Real Climate addressed the hurricane season this year before it began, after last year's four hurricanes hitting Florida. Global warming is topical here, even if it sounds Pollyannish, flooding of coastal zones is going to be a bigger effect than anyone realizes. As a recent report on the potential effects of global warming on New York City stated:
"Within the next 100 years, global warming due to greenhouse gas emissions may cause worldwide rates of sea level rise to increase 2 to 5 times over present rates within the next 100 years. Low-lying areas and coastal wetlands would be inundated, beach erosion would intensify, and storm flooding would become more frequent. The effects of regional sea-level rise, and associated coastal hazards, including storm floods and beach erosion, have been examined as part of the MetroEast Coast region climate change assessment....
Moreover,
"Climate change will affect people in cities multidimensionally. Heightened frequencies of storm-surges will damage major infrastructure juxtaposed to already threatened coastal wetlands; health impacts cannot be separated from the impacts of augmented heatwaves on energy demand. Finally, since global cities are major sites of international capital and labor flows, climate change impacts may not be limited by a city’s boundaries. For example, a major climate-related disruption of the New York Stock Exchange would have reverberating impacts on global financial markets."

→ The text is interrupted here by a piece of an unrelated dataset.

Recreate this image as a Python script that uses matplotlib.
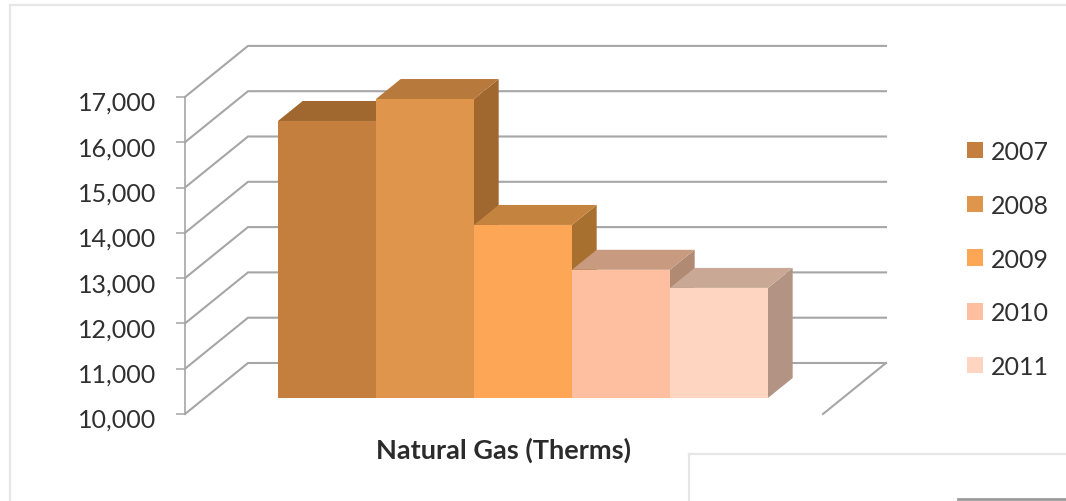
import matplotlib
matplotlib.use('Agg')
import matplotlib.pyplot as plt
from matplotlib.lines import Line2D
from matplotlib.patches import Patch, Polygon
from matplotlib.ticker import FuncFormatter
from matplotlib.transforms import ScaledTranslation

# Consumo anual de gas natural
years = ['2007', '2008', '2009', '2010', '2011']
therms = [16115, 16600, 13820, 12830, 12430]
y_ticks = [10000, 11000, 12000, 13000, 14000, 15000, 16000, 17000]

front_colors = ['#c47f3e', '#e0954c', '#fda656', '#fdbf9f', '#fdd5c0']
top_colors = ['#a0682f', '#b87a3c', '#c58340', '#c89a7f', '#c9a996']
side_colors = ['#8f5d2a', '#a0672e', '#a8702f', '#b08a72', '#b39484']

grid_color = '#a6a6a6'
text_color = '#303030'

W, H = 1066, 502
BAR_W = 98.0            # ancho de una barra en pixeles
THERM_H = 0.0453        # pixeles por therm
DEPTH_X = 63 / BAR_W    # desplazamiento de la profundidad total
DEPTH_V = 51 / THERM_H
BAR_D0 = 0.314          # donde empieza la barra en la profundidad
BAR_D1 = 0.706          # donde termina

plt.rcParams['font.family'] = ['Lato', 'DejaVu Sans']

fig = plt.figure(figsize=(W / 100, H / 100), dpi=100, facecolor='white')
ax = fig.add_axes([0, 0, 1, 1], facecolor='none')
ax.set_xlim(-258.2 / BAR_W, (W - 258.2) / BAR_W)
ax.set_ylim(10000 + (415 - H) / THERM_H, 10000 + 415 / THERM_H)

x_left = (185 - 258.2) / BAR_W
x_right = (823 - 258.2) / BAR_W


def project(x, v, d):
    # Proyeccion oblicua: la profundidad mueve a la derecha y hacia arriba
    return x + d * DEPTH_X, v + d * DEPTH_V


# Rejilla: pared lateral y pared del fondo
for v in y_ticks:
    pts = [project(x_left, v, 0), project(x_left, v, 1), project(x_right, v, 1)]
    ax.plot([p[0] for p in pts], [p[1] for p in pts], color=grid_color, lw=1.5,
            solid_joinstyle='miter', zorder=1)

# Borde derecho del suelo
pts = [project(x_right, y_ticks[0], 1), project(x_right, y_ticks[0], 0)]
ax.plot([p[0] for p in pts], [p[1] for p in pts], color=grid_color, lw=1.5, zorder=1)

# Barras, de la primera a la ultima para que se tapen bien
for i, v in enumerate(therms):
    base = y_ticks[0]
    front = [project(i, base, BAR_D0), project(i + 1, base, BAR_D0),
             project(i + 1, v, BAR_D0), project(i, v, BAR_D0)]
    top = [project(i, v, BAR_D0), project(i + 1, v, BAR_D0),
           project(i + 1, v, BAR_D1), project(i, v, BAR_D1)]
    side = [project(i + 1, base, BAR_D0), project(i + 1, base, BAR_D1),
            project(i + 1, v, BAR_D1), project(i + 1, v, BAR_D0)]
    z = 2 + i
    ax.add_patch(Polygon(side, closed=True, fc=side_colors[i], ec='none', zorder=z))
    ax.add_patch(Polygon(top, closed=True, fc=top_colors[i], ec='none', zorder=z))
    ax.add_patch(Polygon(front, closed=True, fc=front_colors[i], ec='none', zorder=z))

# Eje Y
for name in ['top', 'right', 'bottom']:
    ax.spines[name].set_visible(False)
ax.spines['left'].set_position(('data', x_left))
ax.spines['left'].set_bounds(y_ticks[0], y_ticks[-1])
ax.spines['left'].set_color(grid_color)
ax.spines['left'].set_linewidth(1.2)
ax.set_xticks([])
ax.set_yticks(y_ticks)
ax.yaxis.set_major_formatter(FuncFormatter(lambda v, pos: f'{int(v):,}'))
ax.tick_params(axis='y', direction='out', length=6.5, width=1.1, color=grid_color,
               pad=14, labelsize=18, labelcolor=text_color)

# Las etiquetas quedan un poco por debajo de su marca
shift = ScaledTranslation(0, -3.5 / 100, fig.dpi_scale_trans)
for lbl in ax.get_yticklabels():
    lbl.set_transform(lbl.get_transform() + shift)

# Titulo de categoria
ax.text(504 / W, 1 - 450 / H, 'Natural Gas (Therms)', transform=ax.transAxes, ha='center',
        va='center', fontsize=19.5, fontweight='bold', color='#2b2b2b')

# Leyenda
handles = [Patch(fc=c, ec='none', label=y) for c, y in zip(front_colors, years)]
ax.legend(handles=handles, loc='upper left', bbox_to_anchor=(962 / W, 1 - 136 / H), frameon=False,
          fontsize=18, labelcolor=text_color, handlelength=0.64, handleheight=0.64,
          handletextpad=0.32, labelspacing=1.23, borderpad=0.2, borderaxespad=0)

# Recuadros de la pagina
box = '#e6e6e6'
for xs, ys in [([10, 10], [H, 6]), ([10, W], [6, 6]),
               ([689, 689], [H, 455]), ([689, W], [455, 455])]:
    fig.add_artist(Line2D([x / W for x in xs], [1 - y / H for y in ys], color=box, lw=1.6))
fig.add_artist(Line2D([958 / W, 1], [1 - 499.5 / H, 1 - 499.5 / H], color='#9a9a9a', lw=2))

fig.savefig('out.png', dpi=100)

This sounds like exactly what is happening with disruption to oil production, resulting in $70 oil. Again from Scientific American:
As if the risk to human lives weren't enough, the potential drowning of New Orleans has serious economic and environmental consequences as well. Louisiana's coast produces one third of the country's seafood, one fifth of its oil and one quarter of its natural gas. It harbors 40 percent of the nation's coastal wetlands and provides wintering grounds for 70 percent of its migratory waterfowl. Facilities on the Mississippi River from New Orleans to Baton Rouge constitute the nation's largest port.
4. What Comes Next? Part of the problem seems to be the sheer density of people in any city -- even a small one like New Orleans -- and they couldn't even get everyone out before the storm, let alone now. I do admire Texas, though, for welcoming in an entire urban population. What happens next? Cities rebuild. The Van Alen Institute in New York had a handy exhibition on how cities rebuild after disasters, two years after September 11th.